Puppies taste many objects in their quest to learn about their surroundings. Although some things may make a pet parent cringe, your puppy sees nothing wrong with this activity. The problem lies in those times when she mouths something that might be deadly to her, particularly if swallowed. So it’s up to you to curb the natural curiosity of tasting the environment and teach the puppy what is safe and what is not.
Like a young child, a bored puppy will find something to stimulate her interest if she is left to her own devices for too long without enough supervision. Expect her to go exploring. She is not deliberately looking for trouble, but she is likely to find it and you must be prepared to intervene. Small stones are particularly bad because your pet may injure her mouth, gums or teeth. There is also the danger of swallowing one, which can cause a blockage in her bowel, or she may choke on it.
Bitter apple and other spray deterrents are wonderful tools. Try applying some to the stones in your yard. Dogs don’t like the bitter taste and will avoid picking them up or licking them. Locate taste deterrents in pet stores or make your own economical version. When your puppy starts to connect the bitter taste with the stones in her yard she will probably learn quickly to leave other rocks alone as well.
The command to “Leave it” is essential for all dogs to learn. Conceal a treat in your hand and hold it out to your puppy, saying “leave it” in a calm voice. Be patient and keep your fist closed even if your puppy attempts to get the treat. When she loses interest, open your hand and give it up, saying “All right” or some other key phrase. Repeat the process in the same manner, but every third or fourth time offer the treat without the command to “leave it”. This will reinforce the instruction to draw away when the command is given.

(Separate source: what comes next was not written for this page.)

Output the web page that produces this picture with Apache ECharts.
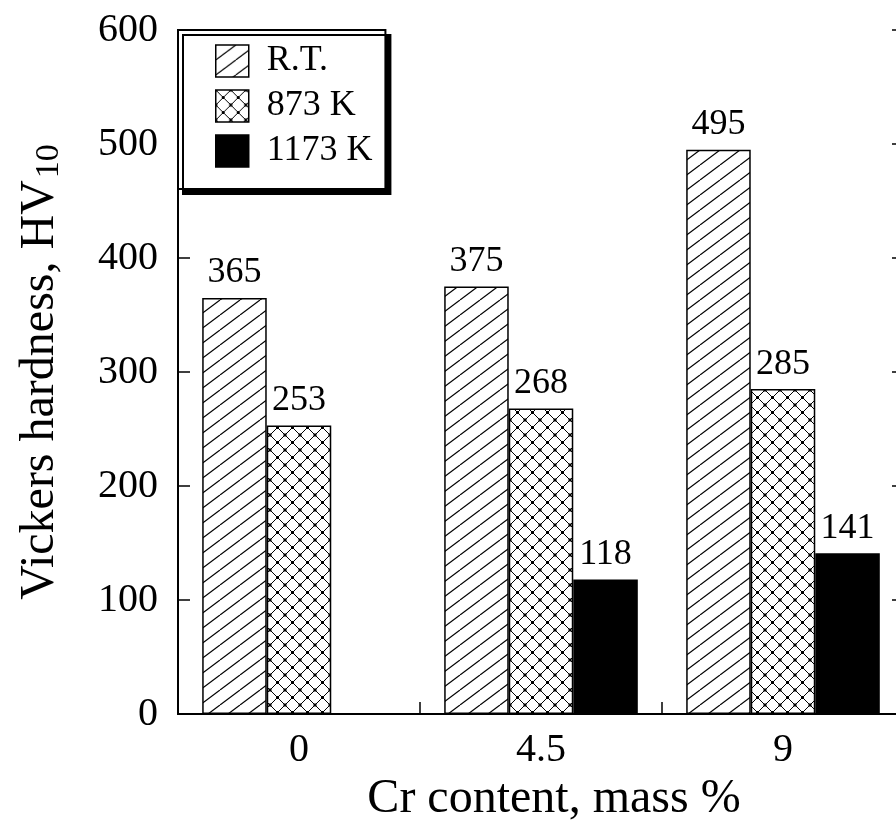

You can also try creating a loud noise to startle your puppy whenever she goes after a stone. Fill a soda can with coins, keeping it hidden from the puppy’s view. Whenever she goes after a stone or other unwanted item, shake the can vigorously to disrupt the activity. Continue this behavior modification for one to two weeks or until your puppy catches on.
Be sure to teach your puppy the basic commands such as sit, down, stay and come. Then build on those skills, adding the more challenging ones as she progresses. Your puppy will understand what is expected of her as she grows into a confident, well-adjusted dog.
Remember to reapply the taste deterrent every couple of days and after it rains.
Always supervise your puppy.
If necessary, remove her from the environment or remove the stones.
Take your puppy to the vet immediately if you are aware she has ingested a stone, no matter how small. Stones can cause a blockage, and possibly death.
Seek the help of a professional in behavior modification for especially tough situations.